Unions representing postal, port and aviation workers have also announced strikes as the cost-of-living crisis bites into wages.
“People in this country are fed up with low pay. Many millions of people have not had a proper pay deal for decades," Lynch said Thursday at the picket line in London’s Euston train station. "So public sector workers in health care, education, transport, all sort of services, have been subjected to pay cuts and rampant inflation."
He blamed the Conservative government’s alleged “anti-union agenda” for prolonging the labor dispute and said railway workers would continue job actions until a settlement is reached with train companies, which are privately owned by heavily regulated.
Lynch alleged officials have used taxpayer funds to bail out the companies so they don't lose income from strikes and thereby removed incentives for executives to negotiate.
The government has argued it spent huge amounts in public funding to protect rail workers' jobs during the coronavirus pandemic, and officials want to cut costs and staffing to make the train system financially sustainable for the future.

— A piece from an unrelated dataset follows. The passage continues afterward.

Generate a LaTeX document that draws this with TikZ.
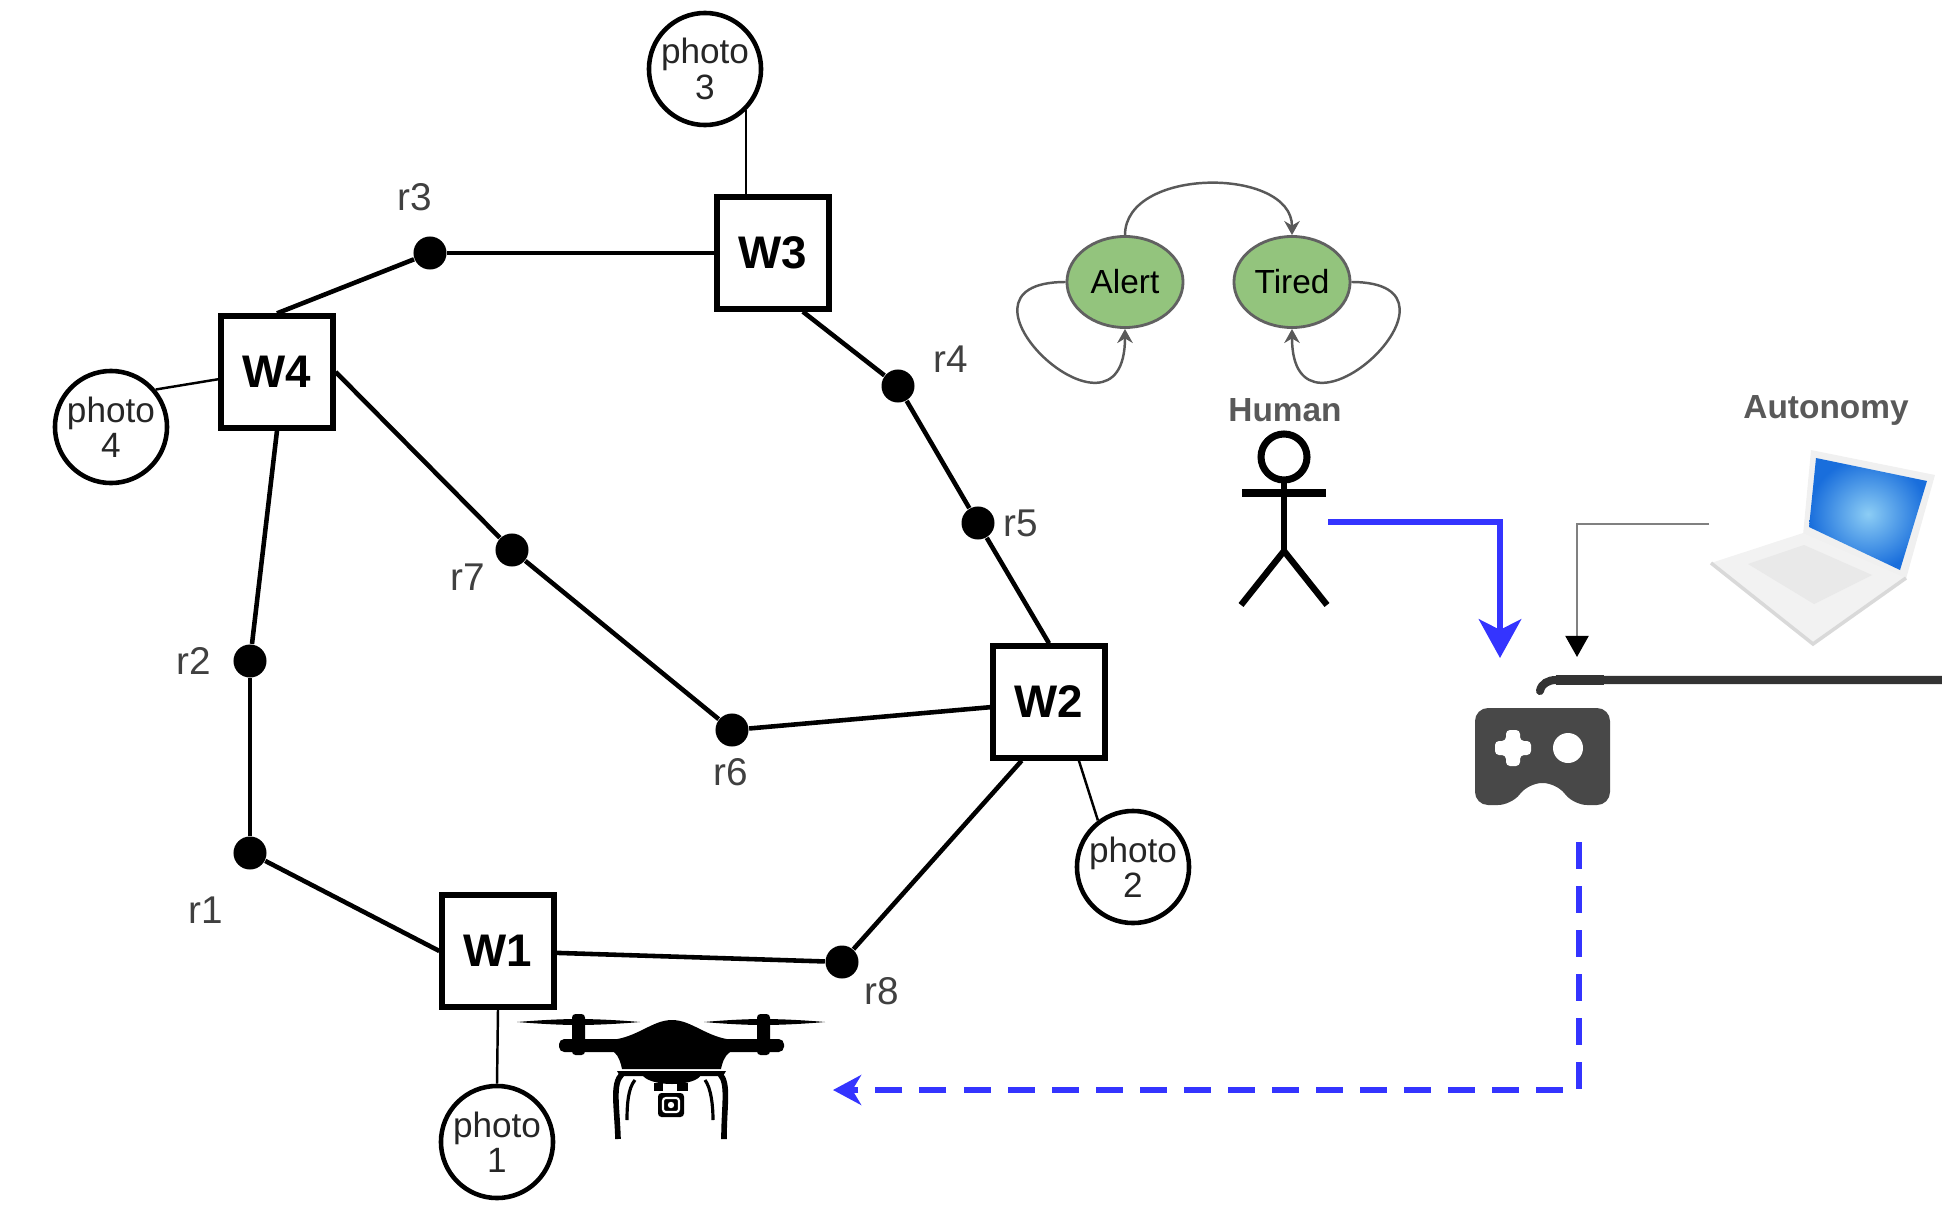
\documentclass[tikz,border=0pt]{standalone}
\usepackage{fontspec}
\setmainfont{Liberation Sans}
\usetikzlibrary{arrows.meta,shapes.geometric}

\definecolor{stategreen}{HTML}{93C47D}
\definecolor{cmdblue}{HTML}{3434FF}
\definecolor{padgray}{HTML}{484848}

\begin{document}
\begin{tikzpicture}[x=0.01cm,y=-0.01cm,-,>=Stealth,
    wp/.style={rectangle,draw,line width=1.5pt,minimum size=1.12cm,inner sep=0pt,font=\fontsize{13}{13}\selectfont\bfseries},
    way/.style={circle,fill,inner sep=0pt,minimum size=0.33cm},
    photo/.style={circle,draw,line width=1.3pt,minimum size=1.12cm,inner sep=0pt,align=center,font=\fontsize{10}{10}\selectfont,text=black!85},
    rlab/.style={font=\fontsize{11}{11}\selectfont,text=black!75},
    road/.style={line width=1.3pt},
    snap/.style={line width=0.7pt},
    state/.style={ellipse,draw=black!62,line width=0.8pt,fill=stategreen,minimum width=1.16cm,minimum height=0.91cm,inner sep=0pt,font=\fontsize{9.5}{9.5}\selectfont},
    trans/.style={draw=black!65,line width=0.7pt,-{Stealth[length=4pt,width=4.4pt]}},
    actor/.style={font=\fontsize{9.5}{9.5}\selectfont\bfseries,text=black!65},
    cmd/.style={draw=cmdblue,line width=1.8pt}]

\useasboundingbox (0,0) rectangle (1942,1206);

% waypoints
\node[wp] (w1) at (498,951) {W1};
\node[wp] (w2) at (1049,702) {W2};
\node[wp] (w3) at (773,253) {W3};
\node[wp] (w4) at (277,372) {W4};

% road points
\node[way] (r1) at (250,853) {};
\node[way] (r2) at (250,661) {};
\node[way] (r3) at (430,253) {};
\node[way] (r4) at (898,386) {};
\node[way] (r5) at (978,523) {};
\node[way] (r6) at (732,730) {};
\node[way] (r7) at (512,550) {};
\node[way] (r8) at (842,962) {};

\node[rlab] (l1) at (206,910) {r1};
\node[rlab] (l2) at (194,661) {r2};
\node[rlab] (l3) at (415,197) {r3};
\node[rlab] (l4) at (951,359) {r4};
\node[rlab] (l5) at (1021,523) {r5};
\node[rlab] (l6) at (731,772) {r6};
\node[rlab] (l7) at (468,577) {r7};
\node[rlab] (l8) at (882,991) {r8};

% photo targets
\node[photo] (p1) at (497,1142) {photo\\1};
\node[photo] (p2) at (1133,867) {photo\\2};
\node[photo] (p3) at (705,69) {photo\\3};
\node[photo] (p4) at (111,427) {photo\\4};

% roads
\draw[road] (w4.north) to (r3);
\draw[road] (r3) to (w3);
\draw[road] (w3.-63) to (r4);
\draw[road] (r4) to (r5);
\draw[road] (r5) to (w2.north);
\draw[road] (w2) to (r6);
\draw[road] (r6) to (r7);
\draw[road] (r7) to (w4.east);
\draw[road] (w4.south) to (r2);
\draw[road] (r2) to (r1);
\draw[road] (r1) to (w1.west);
\draw[road] (w1) to (r8);
\draw[road] (r8) to (w2.-115);

\draw[snap] (p3.-45) to (p3.-45 |- w3.north);
\draw[snap] (p4.40) to (w4.-173);
\draw[snap] (w2.-63) to (p2.127);
\draw[snap] (w1.south) to (p1.north);

% operator states
\node[state] (alert) at (1125,282) {Alert};
\node[state] (tired) at (1292,282) {Tired};

\draw[trans] (alert.north) to[out=90,in=90,looseness=1.05] (tired.north);
\draw[trans] (alert.west) to[out=180,in=-90,looseness=4.6] (alert.south);
\draw[trans] (tired.east) to[out=0,in=-90,looseness=4.6] (tired.south);

% human operator
\node[actor] (hlab) at (1285,410) {Human};
\draw[line width=2pt] (1284,457) circle (23);
\draw[line width=2.4pt] (1242,493) -- (1326,493);
\draw[line width=1.8pt] (1284,481) -- (1284,551);
\draw[line width=1.8pt] (1241,605) -- (1284,551) -- (1327,605);

% autonomy (laptop)
\node[actor] (alab) at (1826,410) {Autonomy};
\fill[gray!12] (1803,535) -- (1811,450) -- (1935,475) -- (1906,579) -- cycle;
\shade[inner color={rgb,255:red,140;green,205;blue,245},outer color={rgb,255:red,25;green,110;blue,220}]
    (1809,527) -- (1816,458) -- (1927,481) -- (1900,570) -- cycle;
\fill[gray!10] (1711,563) -- (1803,533) -- (1906,578) -- (1813,644) -- cycle;
\fill[gray!17] (1748,564) -- (1804,545) -- (1872,575) -- (1814,604) -- cycle;
\draw[gray!30,line width=1pt] (1711,563) -- (1813,644) -- (1906,578);

% controller
\fill[padgray,rounded corners=1.3mm] (1475,708) -- (1610,708) -- (1610,805) -- (1574,805)
    -- (1556,783) -- (1529,783) -- (1511,805) -- (1475,805) -- cycle;
\fill[white,rounded corners=0.4mm] (1506,730) -- (1520,730) -- (1520,741) -- (1531,741)
    -- (1531,755) -- (1520,755) -- (1520,766) -- (1506,766) -- (1506,755) -- (1495,755)
    -- (1495,741) -- (1506,741) -- cycle;
\fill[white] (1568,748) circle (15);
\draw[black!80,line width=2.3pt,line cap=round] (1540,691) to[out=80,in=180] (1556,680) -- (1942,680);
\draw[black!80,line width=2.9pt] (1556,680) -- (1604,680);

% command flow
\coordinate (hand) at (1328,522);
\coordinate (hin) at (1500,658);
\coordinate (lap) at (1709,524);
\coordinate (ain) at (1577,657);
\coordinate (pad) at (1579,842);
\coordinate (uav) at (833,1090);

\draw[cmd,-{Stealth[length=11pt,width=12pt,inset=3pt]}] (hand) -| (hin);
\draw[draw=black!50,line width=0.8pt,-{Triangle[length=6pt,width=6.5pt,color=black]}] (lap) -| (ain);
\draw[cmd,dash pattern=on 0.27cm off 0.17cm,-{Stealth[length=8pt,width=8.5pt,inset=2.5pt]}] (pad) |- (uav);

% drone
\begin{scope}[shift={(672,1080)}]
  % propellers
  \fill (-155,-58) .. controls (-130,-60) and (-110,-61) .. (-94,-61) .. controls (-78,-61) and (-55,-60) .. (-32,-58)
      .. controls (-55,-56) and (-78,-55) .. (-94,-55) .. controls (-110,-55) and (-130,-56) .. cycle;
  \fill (32,-58) .. controls (55,-60) and (75,-61) .. (91,-61) .. controls (107,-61) and (130,-60) .. (153,-58)
      .. controls (130,-56) and (107,-55) .. (91,-55) .. controls (75,-55) and (55,-56) .. cycle;
  % motors
  \fill[rounded corners=1pt] (-100,-66) rectangle (-87,-25);
  \fill[rounded corners=1pt] (85,-66) rectangle (98,-25);
  % arms
  \fill[rounded corners=1.5pt] (-113,-41) rectangle (112,-28);
  % body
  \fill (-62,-40) .. controls (-35,-42) and (-20,-60) .. (0,-60) .. controls (20,-60) and (35,-42) .. (62,-40)
      -- (58,-28) .. controls (52,-24) and (50,-16) .. (49,-11) -- (-50,-11)
      .. controls (-51,-16) and (-53,-24) .. (-58,-28) -- cycle;
  % leg mount and gimbal
  \fill (-55,-9) -- (54,-9) -- (51,-4) -- (-52,-4) -- cycle;
  \fill (-30,-6) -- (29,-6) .. controls (28,0) and (15,4) .. (0,4) .. controls (-15,4) and (-28,0) .. cycle;
  \fill (-18,3) rectangle (-9,11);
  \fill (5,3) rectangle (16,11);
  \fill[rounded corners=1pt] (-14,13) rectangle (12,37);
  \draw[white,line width=0.6pt,rounded corners=0.8pt] (-9,18) rectangle (7,32);
  \fill[white] (-1,25) circle (3.2);
  % legs
  \draw[line width=1.6pt] (-50,-6) .. controls (-60,4) and (-55,25) .. (-54,59);
  \draw[line width=1.6pt] (48,-6) .. controls (57,4) and (52,25) .. (52,59);
  \draw[line width=0.9pt] (-37,0) .. controls (-44,8) and (-45,25) .. (-45,40);
  \draw[line width=0.9pt] (33,0) .. controls (39,8) and (41,25) .. (41,40);
\end{scope}

\end{tikzpicture}
\end{document}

They say a fair pay offer was presented to rail workers.
A Department for Transport spokesperson said union leaders were “opting to inflict misery and disrupt the day-to-day lives of millions” for the sixth time since June instead of working to reach a deal.
“We urge union bosses to do the right thing by their members and let them have their say on Network Rail’s very fair deal, which will deliver the reforms our rail system urgently needs," the spokesperson said. “It’s time to get off the picket lines and back around the negotiating table."
Some 40,000 rail workers including cleaners and maintenance staff walked off their jobs for three days in June to demand better pay, job security and working conditions, leading to the U.K.'s biggest transit strike in three decades.
Several other rail strikes have followed since, and no resolution has been reached between the government and workers.